3 June, 1997
I like being alone. The silence of an empty room. Writing sentence fragments without anyone looking over my shoulder. Suddenly bursting into song because there's no-one here to laugh at me. Talking to myself because I always understand. I don't have to be anything, anyone. I am nothing when I'm alone, and it suits me quite nicely.
Manly Man insists it's because I'm an only child. He tells me I'm selfish, detached, critical, brooding. He the youngest of five, though. What the hell does he think he knows? And, besides that, by his logic, I'd have preferred being alone all my life, but I haven't. I haven't always been this way. I didn't hatch from an egg on Neptune yesterday, fully grown and set of personality.
And my step-father's voice rises up in my throat. "You ignorant, arrogant, controlling little prick. Run along, now. You're irritating me."
(but i never say it)
I set my alarm to go off twenty minutes earlier than I needed to get up. My newly appointed position as girls' dorm monitor carried with it a string of responsibilities. Among them was the task of getting up and showering early so that I could wake the other girls, make sure they showered and did their chores. Really, it meant adding 10 minutes to my day. And I'd done it that way, gotten up just 10 minutes earlier than before, and rushed through a shower, rushed to wake them, rushed their chores. Rushed. And all that day, I'd gotten no break from the madness of other people's voices swirling around me, other people's thoughts churning in my head, other people invading my space. The next morning, I set the alarm back.
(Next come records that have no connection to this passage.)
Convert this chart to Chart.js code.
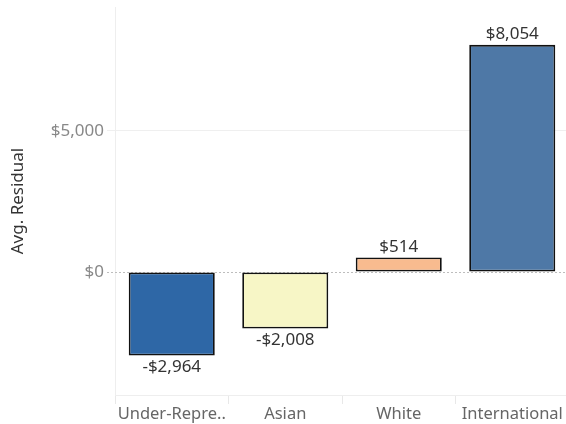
<!DOCTYPE html>
<html>
<head>
<meta charset="utf-8">
<script src="https://cdn.jsdelivr.net/npm/chart.js@4"></script>
<style>
html,body{margin:0;padding:0;background:#fff;overflow:hidden;}
#wrap{width:566px;height:424px;overflow:hidden;}
</style>
</head>
<body>
<div id="wrap"><canvas id="c" width="569" height="424"></canvas></div>
<script>
const categories = ["Under-Repre..", "Asian", "White", "International"];
const avgResidual = [-2964, -2008, 514, 8054];
const valueLabels = ["-$2,964", "-$2,008", "$514", "$8,054"];
const yTickValues = [0, 5000];
const yTickLabels = ["$0", "$5,000"];
const barColors = ["#2e67a6", "#f7f6c6", "#f8bb8f", "#4e78a6"];
const yMin = -4362, yMax = 9397;

const FONT = "'Noto Sans', sans-serif";

const zeroLine = {
  id: 'zeroLine',
  beforeDatasetsDraw(chart) {
    const y = chart.scales.y.getPixelForValue(0);
    const ctx = chart.ctx;
    ctx.save();
    ctx.strokeStyle = '#bdbdbd';
    ctx.lineWidth = 1;
    ctx.setLineDash([2, 2]);
    ctx.beginPath();
    ctx.moveTo(chart.scales.y.right - 8, Math.round(y) + 0.5);
    ctx.lineTo(chart.chartArea.right, Math.round(y) + 0.5);
    ctx.stroke();
    ctx.restore();
  }
};

const dataLabels = {
  id: 'dataLabels',
  afterDatasetsDraw(chart) {
    const ctx = chart.ctx;
    const meta = chart.getDatasetMeta(0);
    ctx.save();
    ctx.font = "17px " + FONT;
    ctx.fillStyle = '#333';
    ctx.textAlign = 'center';
    meta.data.forEach((bar, i) => {
      const v = avgResidual[i];
      if (v >= 0) {
        ctx.textBaseline = 'bottom';
        ctx.fillText(valueLabels[i], bar.x, bar.y - 2);
      } else {
        ctx.textBaseline = 'top';
        ctx.fillText(valueLabels[i], bar.x, bar.y + 3);
      }
    });
    ctx.restore();
  }
};

new Chart(document.getElementById('c'), {
  type: 'bar',
  data: {
    labels: categories,
    datasets: [{
      data: avgResidual,
      backgroundColor: barColors,
      borderColor: '#111111',
      borderWidth: 1.8,
      borderSkipped: false,
      barPercentage: 0.758,
      categoryPercentage: 1.0
    }]
  },
  options: {
    responsive: false,
    animation: false,
    devicePixelRatio: 1,
    layout: { padding: { top: 7, right: 0, left: 0, bottom: 0 } },
    plugins: { legend: { display: false }, tooltip: { enabled: false } },
    scales: {
      x: {
        offset: true,
        grid: {
          offset: true,
          drawOnChartArea: false,
          drawTicks: true,
          tickLength: 9,
          color: '#e8e8e8'
        },
        border: { display: true, color: '#eeeeee' },
        ticks: { color: '#666', font: { family: FONT, size: 16.5 }, padding: 0, maxRotation: 0, autoSkip: false },
        afterFit(scale) { scale.height = 29; scale.paddingLeft = 0; scale.paddingRight = 0; }
      },
      y: {
        min: yMin,
        max: yMax,
        afterBuildTicks(scale) { scale.ticks = yTickValues.map(v => ({ value: v })); },
        ticks: {
          color: '#888',
          font: { family: FONT, size: 17 },
          padding: 3,
          callback(v) { const i = yTickValues.indexOf(v); return i >= 0 ? yTickLabels[i] : ''; }
        },
        grid: {
          tickLength: 8,
          color: (c) => (c.tick && c.tick.value === 0) ? 'rgba(0,0,0,0)' : '#efefef'
        },
        border: { display: true, color: '#eeeeee' },
        title: {
          display: true,
          text: 'Avg. Residual',
          color: '#333',
          font: { family: FONT, size: 17 },
          padding: { top: 8, bottom: 0 }
        },
        afterFit(scale) { scale.width = 115; scale.paddingTop = 0; scale.paddingBottom = 0; }
      }
    }
  },
  plugins: [zeroLine, dataLabels]
});
</script>
</body>
</html>
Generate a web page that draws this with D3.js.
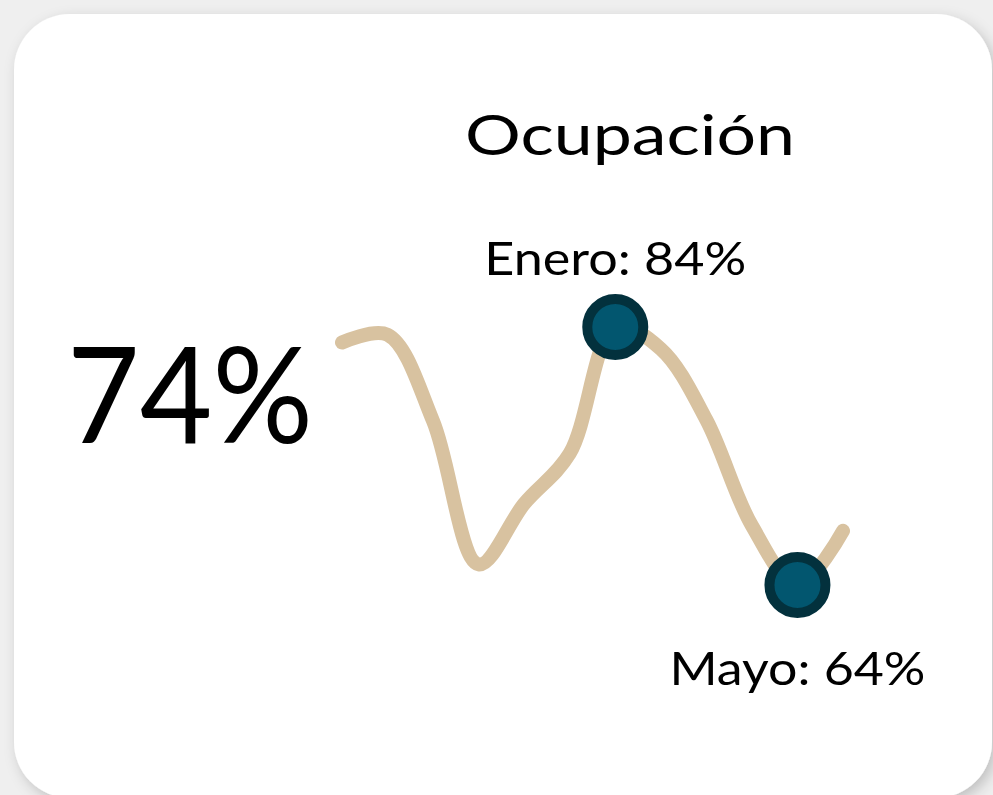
<!DOCTYPE html>
<html>
<head>
<meta charset="utf-8">
<script src="https://cdn.jsdelivr.net/npm/d3@7"></script>
<style>
  html, body { margin: 0; padding: 0; background: #ececec; }
  svg { display: block; }
</style>
</head>
<body>
<script>
// Ocupación card: sparkline of monthly occupancy with two highlighted months

// data
var months = ["Julio", "Agosto", "Septiembre", "Octubre", "Noviembre", "Diciembre",
              "Enero", "Febrero", "Marzo", "Abril", "Mayo", "Junio"];
var occupancy = [82.8, 83.4, 76.7, 65.6, 70.3, 74.2, 84, 82.3, 76.8, 68.6, 64, 68.2];
var highlighted = ["Enero", "Mayo"];
var title = "Ocupación";
var summaryValue = 74;

var W = 993, H = 795;
var fontFamily = "Lato, 'Noto Sans', sans-serif";

var svg = d3.select("body").append("svg")
    .attr("width", W)
    .attr("height", H);

// soft shadow behind the card
var defs = svg.append("defs");
var shadow = defs.append("filter")
    .attr("id", "cardShadow")
    .attr("x", "-10%").attr("y", "-10%")
    .attr("width", "120%").attr("height", "120%");
shadow.append("feDropShadow")
    .attr("dx", 4).attr("dy", 5)
    .attr("stdDeviation", 7)
    .attr("flood-color", "#000")
    .attr("flood-opacity", 0.2);

svg.append("rect")
    .attr("width", W).attr("height", H)
    .attr("fill", "#efefef");

svg.append("rect")
    .attr("x", 14).attr("y", 14)
    .attr("width", 978).attr("height", 784)
    .attr("rx", 56).attr("ry", 56)
    .attr("fill", "#ffffff")
    .attr("filter", "url(#cardShadow)");

// scales
var x = d3.scalePoint().domain(months).range([342, 843]);
var y = d3.scaleLinear().domain([60, 90]).range([636.6, 249.6]);

var data = months.map(function(m, i) { return {month: m, value: occupancy[i]}; });

// title
svg.append("text")
    .attr("x", 630)
    .attr("y", 155)
    .attr("text-anchor", "middle")
    .attr("textLength", 330)
    .attr("lengthAdjust", "spacingAndGlyphs")
    .style("font-family", fontFamily)
    .style("font-size", "56px")
    .attr("fill", "#000")
    .text(title);

// big summary number
svg.append("text")
    .attr("x", 190)
    .attr("y", 443)
    .attr("text-anchor", "middle")
    .attr("textLength", 246)
    .attr("lengthAdjust", "spacingAndGlyphs")
    .style("font-family", fontFamily)
    .style("font-size", "134px")
    .attr("fill", "#000")
    .text(summaryValue + "%");

// line
var line = d3.line()
    .x(function(d) { return x(d.month); })
    .y(function(d) { return y(d.value); })
    .curve(d3.curveCatmullRom.alpha(0.5));

svg.append("path")
    .datum(data)
    .attr("d", line)
    .attr("fill", "none")
    .attr("stroke", "#d8c2a0")
    .attr("stroke-width", 14)
    .attr("stroke-linecap", "round")
    .attr("stroke-linejoin", "round");

// highlighted points
var marks = data.filter(function(d) { return highlighted.indexOf(d.month) >= 0; });

svg.selectAll("circle.mark")
    .data(marks)
    .enter().append("circle")
    .attr("class", "mark")
    .attr("cx", function(d) { return x(d.month); })
    .attr("cy", function(d) { return y(d.value); })
    .attr("r", 28)
    .attr("fill", "#02566f")
    .attr("stroke", "#03313d")
    .attr("stroke-width", 10);

// labels: max above, min below
var maxVal = d3.max(occupancy);
svg.selectAll("text.lbl")
    .data(marks)
    .enter().append("text")
    .attr("class", "lbl")
    .attr("x", function(d) { return x(d.month); })
    .attr("y", function(d) { return d.value === maxVal ? y(d.value) - 52 : y(d.value) + 100; })
    .attr("text-anchor", "middle")
    .attr("textLength", function(d) { return d.value === maxVal ? 262 : 256; })
    .attr("lengthAdjust", "spacingAndGlyphs")
    .style("font-family", fontFamily)
    .style("font-size", "46px")
    .attr("fill", "#000")
    .text(function(d) { return d.month + ": " + Math.round(d.value) + "%"; });
</script>
</body>
</html>
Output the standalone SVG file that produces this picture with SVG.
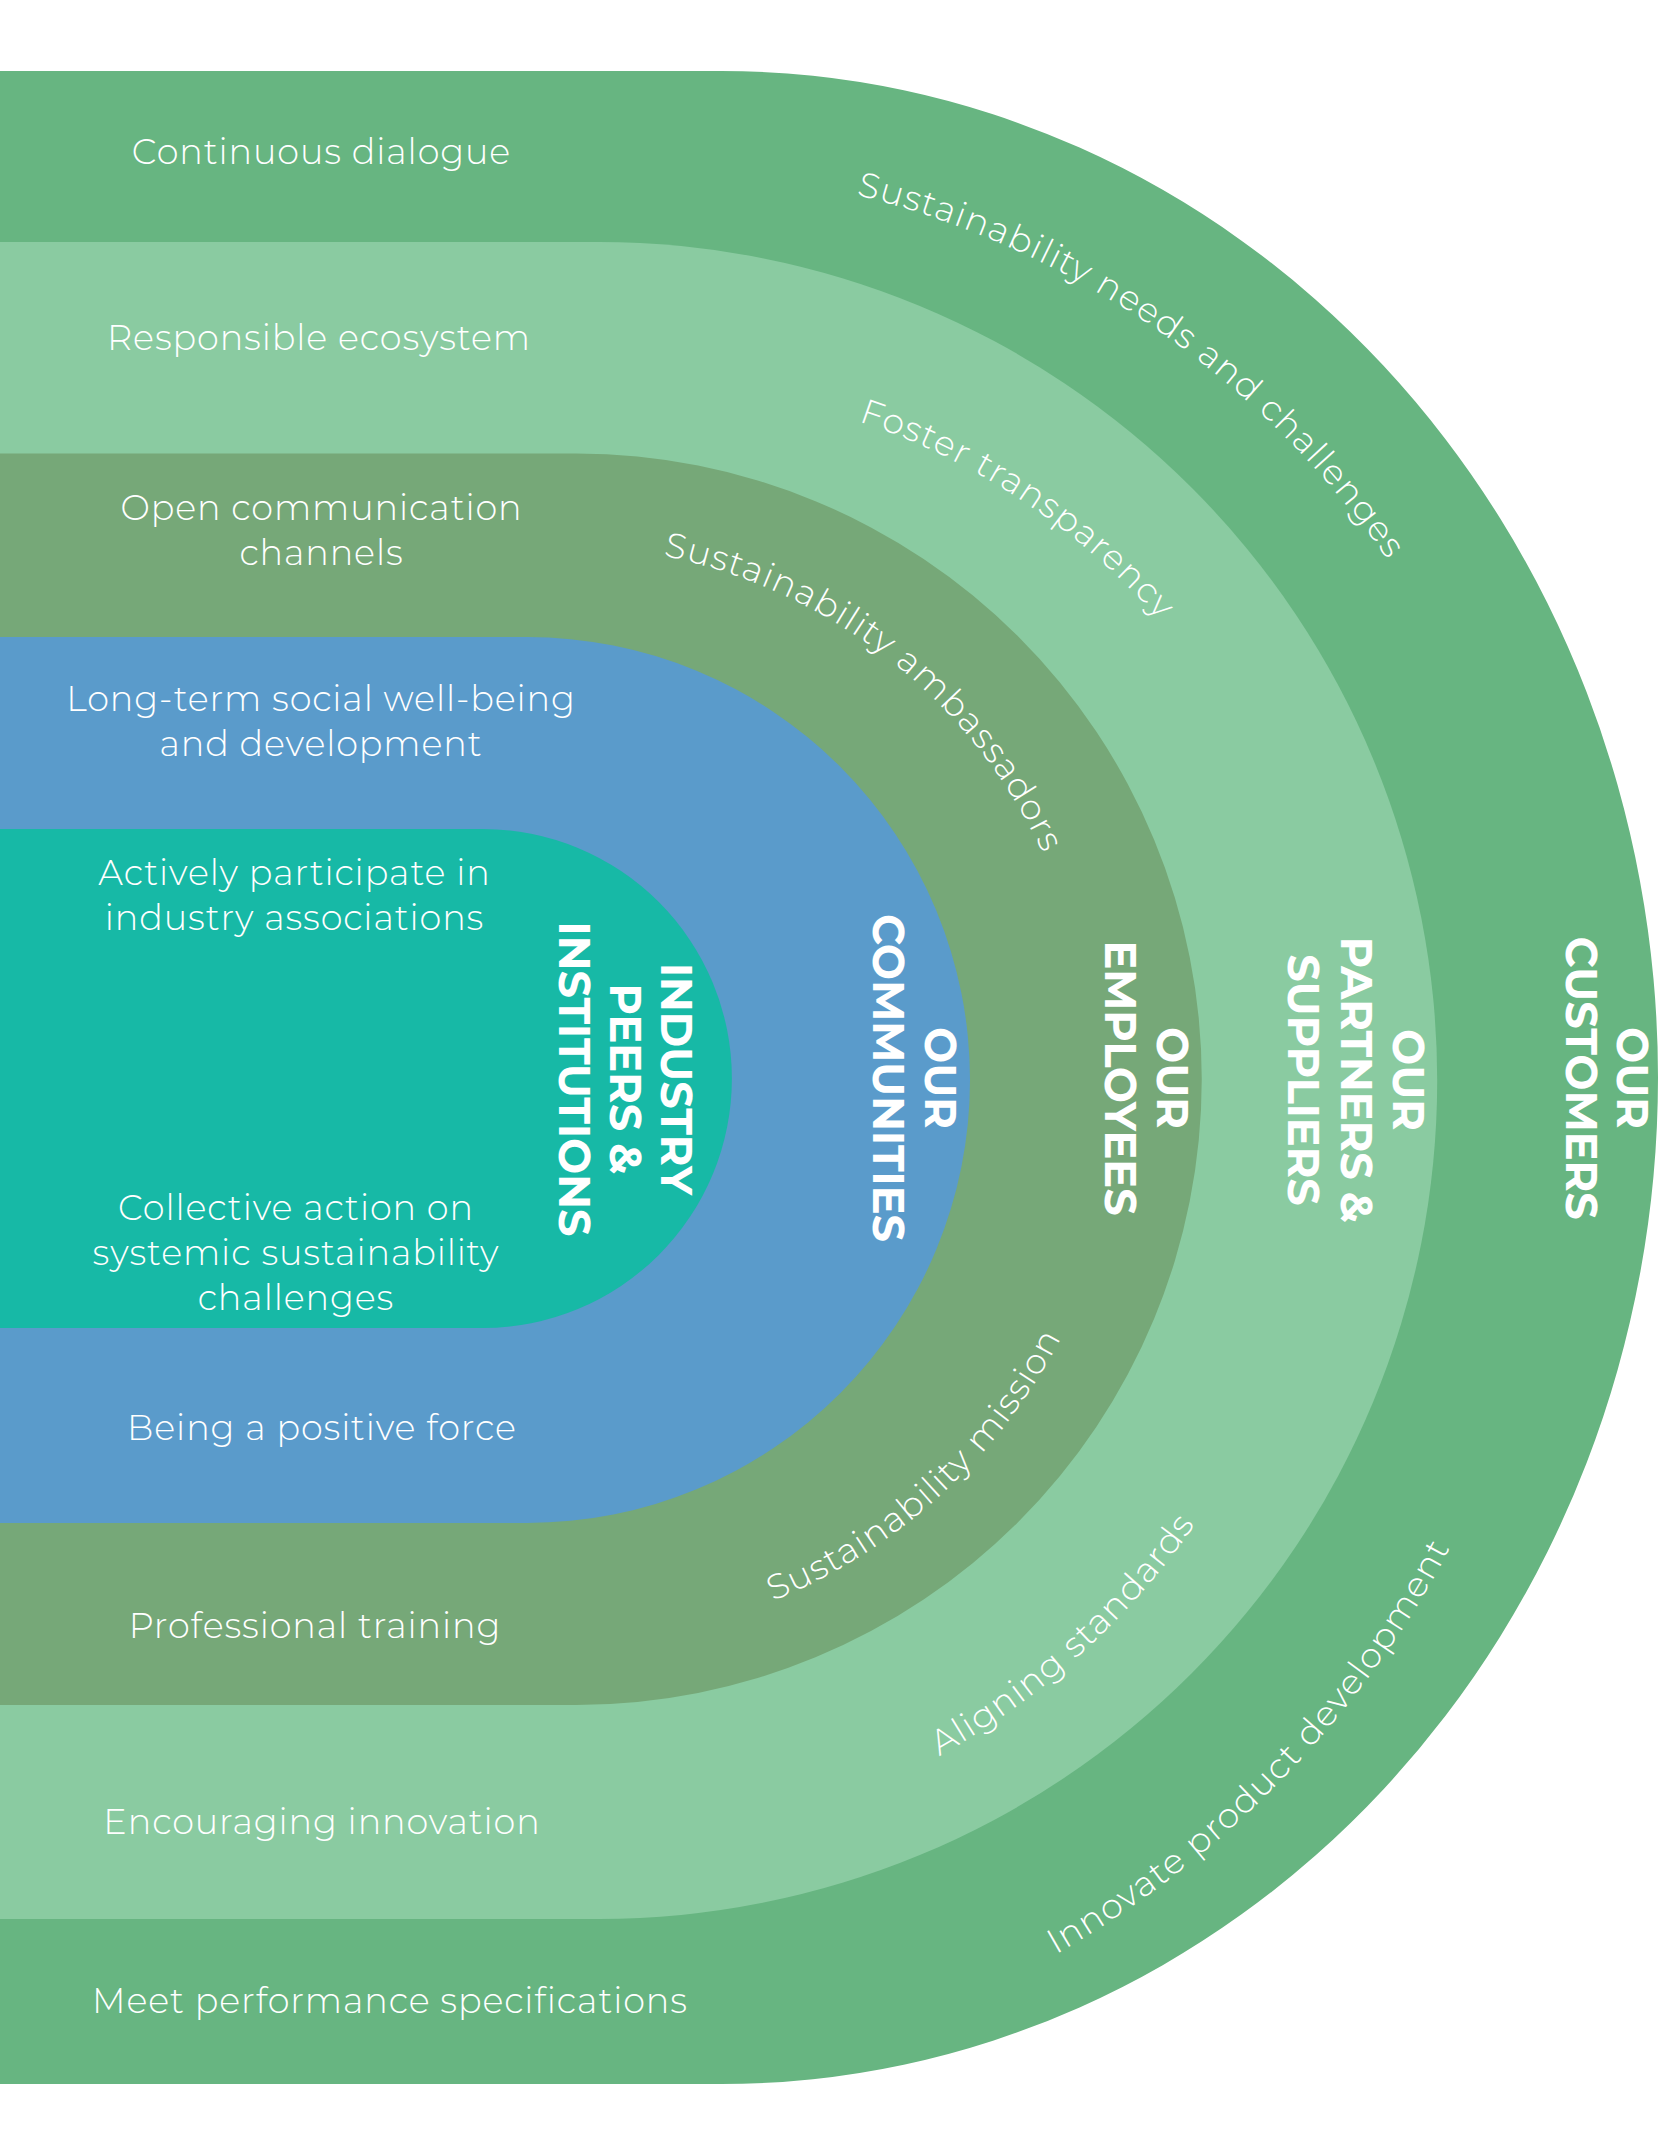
<svg xmlns="http://www.w3.org/2000/svg" width="1675" height="2154" viewBox="0 0 1675 2154">
<style>
.b{font-family:"Montserrat","Open Sans","Liberation Sans",sans-serif;font-weight:300;font-size:35px;fill:#fff;text-anchor:middle;letter-spacing:0.9px}
.a{font-family:"Montserrat","Open Sans","Liberation Sans",sans-serif;font-weight:300;font-size:35px;fill:#fff;letter-spacing:1.2px}
.h{font-family:"Montserrat","Open Sans","Liberation Sans",sans-serif;font-weight:700;font-size:43px;fill:#fff;text-anchor:middle;letter-spacing:0px}
</style>
<defs>
<path id="pNeeds" d="M798,182.8 A910,910 0 0 1 1420,610.4"/>
<path id="pFoster" d="M819.4,409.6 A693,693 0 0 1 1186.1,652.3"/>
<path id="pAmb" d="M606.5,548 A533,533 0 0 1 1064.5,907.2"/>
<path id="pMission" d="M706,1623.8 A564,564 0 0 0 1090,1271.9"/>
<path id="pAlign" d="M875.6,1787.9 A776,776 0 0 0 1234,1463.5"/>
<path id="pInnov" d="M969.2,1998 A1006,1006 0 0 0 1491.5,1459.1"/>
</defs>
<rect width="1675" height="2154" fill="#fff"/>
<g id="customers">
<path d="M0,71 H721 A937,1006.5 0 0 1 1658,1077.5 A937,1006.5 0 0 1 721,2084 H0 Z" fill="#67B581"/>
</g>
<g id="partners">
<path d="M0,242 H599 A838.5,838.5 0 0 1 599,1919 H0 Z" fill="#8ACBA1"/>
</g>
<g id="employees">
<path d="M0,453.5 H576 A625.75,625.75 0 0 1 576,1705 H0 Z" fill="#76A878"/>
</g>
<g id="communities">
<path d="M0,637 H527 A443,443 0 0 1 527,1523 H0 Z" fill="#5A9BCB"/>
</g>
<g id="industry">
<path d="M0,829 H482.5 A249.5,249.5 0 0 1 482.5,1328 H0 Z" fill="#17B9A6"/>
</g>
<g id="connectors"></g>
<g id="labels">
<text class="b" x="321.5" y="164">Continuous dialogue</text>
<text class="b" x="319" y="350">Responsible ecosystem</text>
<text class="b" x="321.5" y="520">Open communication<tspan x="321.5" dy="45">channels</tspan></text>
<text class="b" x="321" y="711">Long-term social well-being<tspan x="321" dy="45">and development</tspan></text>
<text class="b" x="294.5" y="885">Actively participate in<tspan x="294.5" dy="45">industry associations</tspan></text>
<text class="b" x="296" y="1220">Collective action on<tspan x="296" dy="45">systemic sustainability</tspan><tspan x="296" dy="45">challenges</tspan></text>
<text class="b" x="322" y="1440">Being a positive force</text>
<text class="b" x="315" y="1638">Professional training</text>
<text class="b" x="322" y="1834">Encouraging innovation</text>
<text class="b" x="390" y="2013">Meet performance specifications</text>
<text class="a"><textPath href="#pNeeds" startOffset="50%" text-anchor="middle">Sustainability needs and challenges</textPath></text>
<text class="a"><textPath href="#pFoster" startOffset="50%" text-anchor="middle">Foster transparency</textPath></text>
<text class="a"><textPath href="#pAmb" startOffset="50%" text-anchor="middle">Sustainability ambassadors</textPath></text>
<text class="a"><textPath href="#pMission" startOffset="50%" text-anchor="middle">Sustainability mission</textPath></text>
<text class="a"><textPath href="#pAlign" startOffset="50%" text-anchor="middle">Aligning standards</textPath></text>
<text class="a"><textPath href="#pInnov" startOffset="50%" text-anchor="middle">Innovate product development</textPath></text>
<text class="h" transform="translate(1617,1078) rotate(90)" x="0" y="0">OUR<tspan x="0" dy="51">CUSTOMERS</tspan></text>
<text class="h" transform="translate(1393,1080) rotate(90)" x="0" y="0">OUR<tspan x="0" dy="52.5">PARTNERS &amp;</tspan><tspan x="0" dy="52.5">SUPPLIERS</tspan></text>
<text class="h" transform="translate(1157,1078) rotate(90)" x="0" y="0">OUR<tspan x="0" dy="52">EMPLOYEES</tspan></text>
<text class="h" transform="translate(925,1078) rotate(90)" x="0" y="0">OUR<tspan x="0" dy="52">COMMUNITIES</tspan></text>
<text class="h" transform="translate(661,1079) rotate(90)" x="0" y="0">INDUSTRY<tspan x="0" dy="51">PEERS &amp;</tspan><tspan x="0" dy="51">INSTITUTIONS</tspan></text>
</g>
</svg>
Standing barefoot on the icy marble floor of our dorm, I liked to think I was "stealing time." Looking over the sleeping forms as I passed their beds, I thought that I had something in that moment that they never got anymore. Alone. To do as I pleased, as my mind and body willed. To control my time. Long before Stephen King wrote The Langoliers, I existed in a half-world where time had stopped all around me, yet I remained animated. Every morning.
I was a Langolier. A wee beastie, my life experienced to its fullest and greatest extent when I plucked myself from the collective reality of everyone else's day. I existed while they dreamt, in their dreams. In a handful of minutes that they'd never remember. The real me. And once they awoke, once time caught up, that me was gone.
The simplest, most mundane of activities became my joys. Sitting on the pot first thing, not having anyone bang on the door that they needed in, relishing the thought that no-one would know I'd been there. Shuffling, grimacing, selecting clothes and shrugging into them without anyone pestering me with the incessant questions: "Are you okay? Do you feel well? Why are you wearing black?" Sitting on the porch and having that first cigarette, as I looked out over the dew-laden grapevines. Feeling however I wanted about it, and not having to consider that someone else thought it might be shaping up into a lovely day, or an ugly day.
All things have their price. The sin of stealing time is no exception.
Not long after I came home from The School, I began getting stuck in my half-world. Sometimes, I am the one for whom time has stopped, and everyone else is animated. That, though, is not being alone. That is adjusting my karma, repaying my debt to the keeper of the clocks. Its name is Lonely, and has a different entry in the dictionary for a reason.
Alone. Lonely. Sometimes both. Doesn't matter. Neither has anything to do with the number of siblings I have.
I think there was more to this, but I'm tired now.